Now from the asymptotic ${2n\choose n}^{-1} \sim \sqrt{\pi n}/2^{2n}$ we get for the modulus $\sqrt{\pi n}/2^n/(n-1)!$ so this vanishes quite rapidly. Continuing with the second piece we obtain

$$2^{2n-1} {2n\choose n}^{-1} [z^{n-1}] \frac{\exp(z/2)}{\sqrt{1-z}}.$$

We apply the Darboux method here as documented on page 180 section 5.3 of Wilf's generatingfunctionology where we expand $\exp(z/2)$ about $1$ and take the first term, extracting the corresponding factor from the singular term.

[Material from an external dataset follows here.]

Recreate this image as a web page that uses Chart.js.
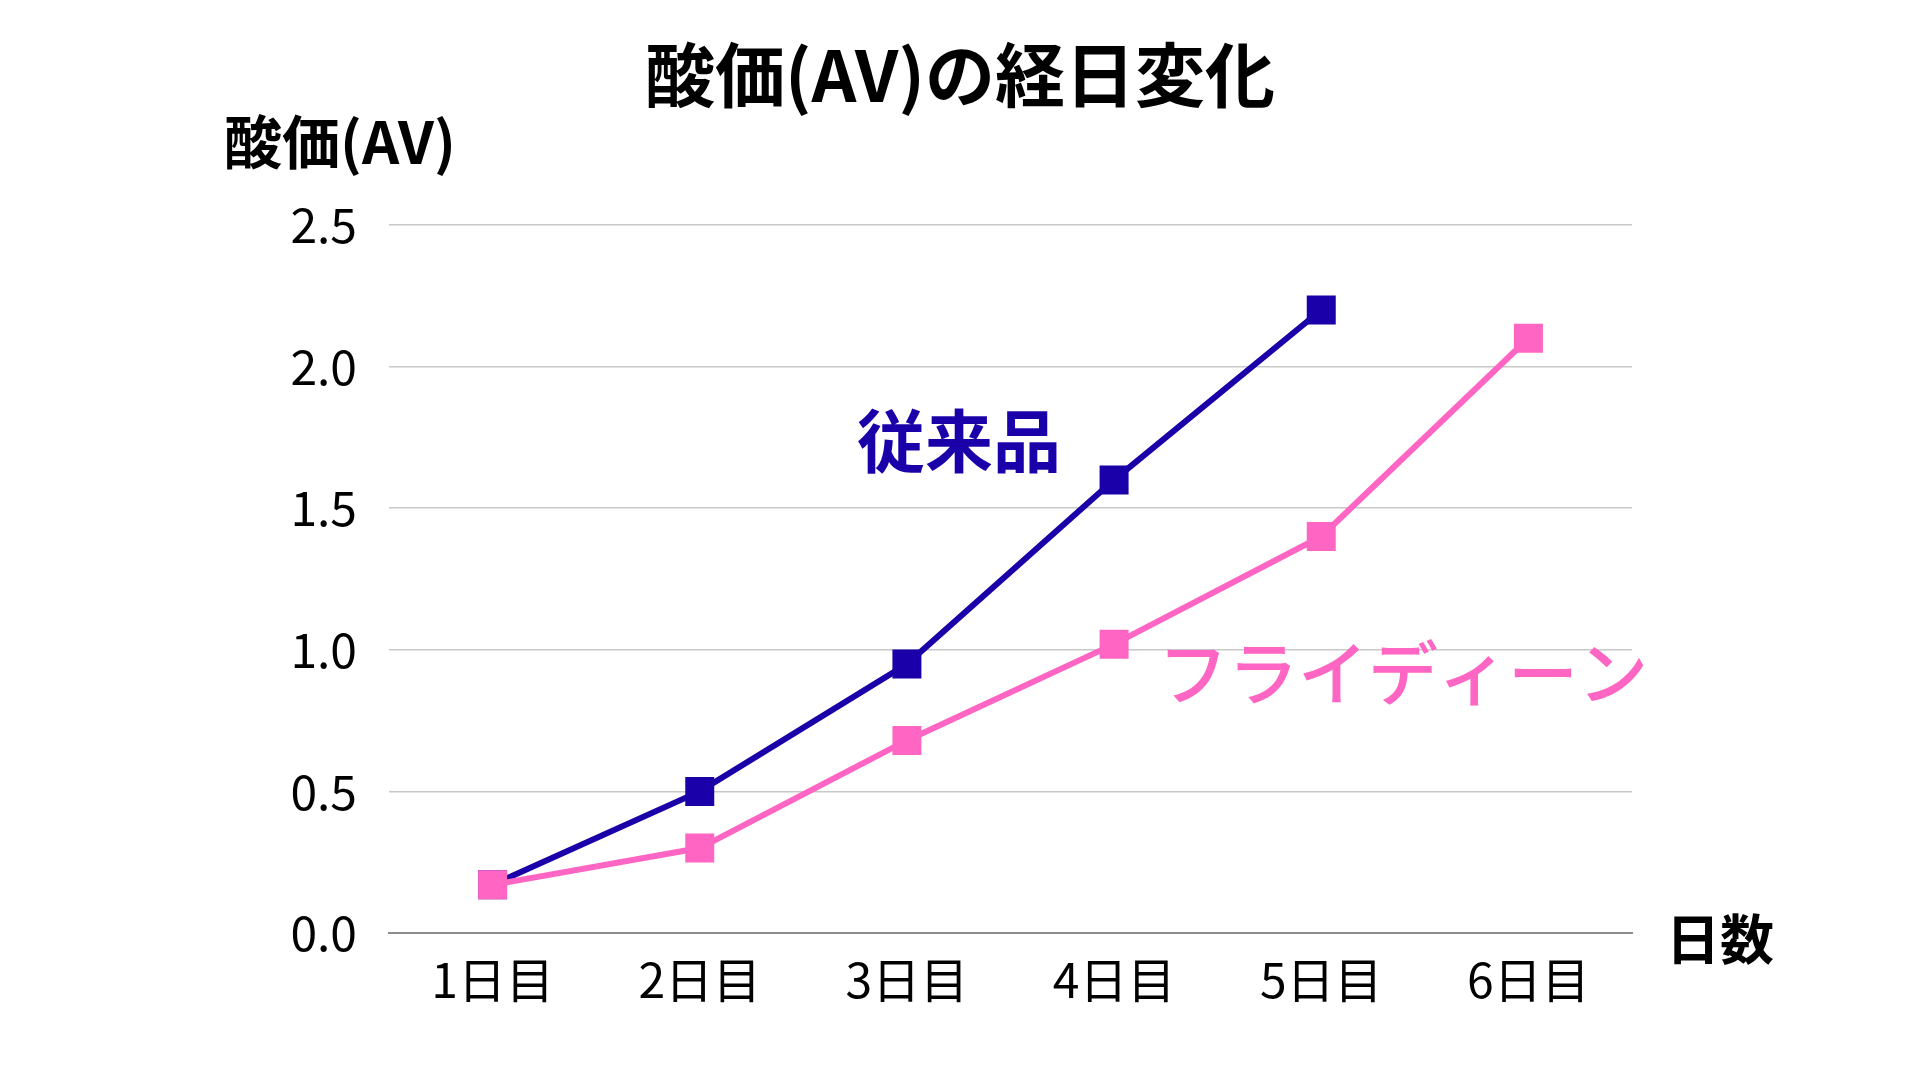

This yields

$$\exp(1/2) \times 2^{2n-1} {2n\choose n}^{-1} [z^{n-1}] \frac{1}{\sqrt{1-z}} \\ = \exp(1/2) \times 2^{2n-1} {2n\choose n}^{-1} {n-3/2\choose n-1} \\ = \exp(1/2) \times 2^{2n-1} {2n\choose n}^{-1} \frac{n}{n-1/2} {n-1/2\choose n}.$$

Using the Gamma function approximation of the second binomial coefficient from the Wilf text we get

$$\exp(1/2) \times 2^{2n-1} {2n\choose n}^{-1} \frac{n}{n-1/2} \frac{1}{\sqrt{n} \times \Gamma(1/2)} \\ \sim \exp(1/2) \times 2^{2n-1} \times \frac{\sqrt{\pi n}}{2^{2n}} \frac{n}{n-1/2} \frac{1}{\sqrt{\pi n}} \sim \frac{1}{2} \exp(1/2).$$

We have obtained

$$\frac{\sqrt{e}}{2}$$

the same as in the contributions that were first to appear.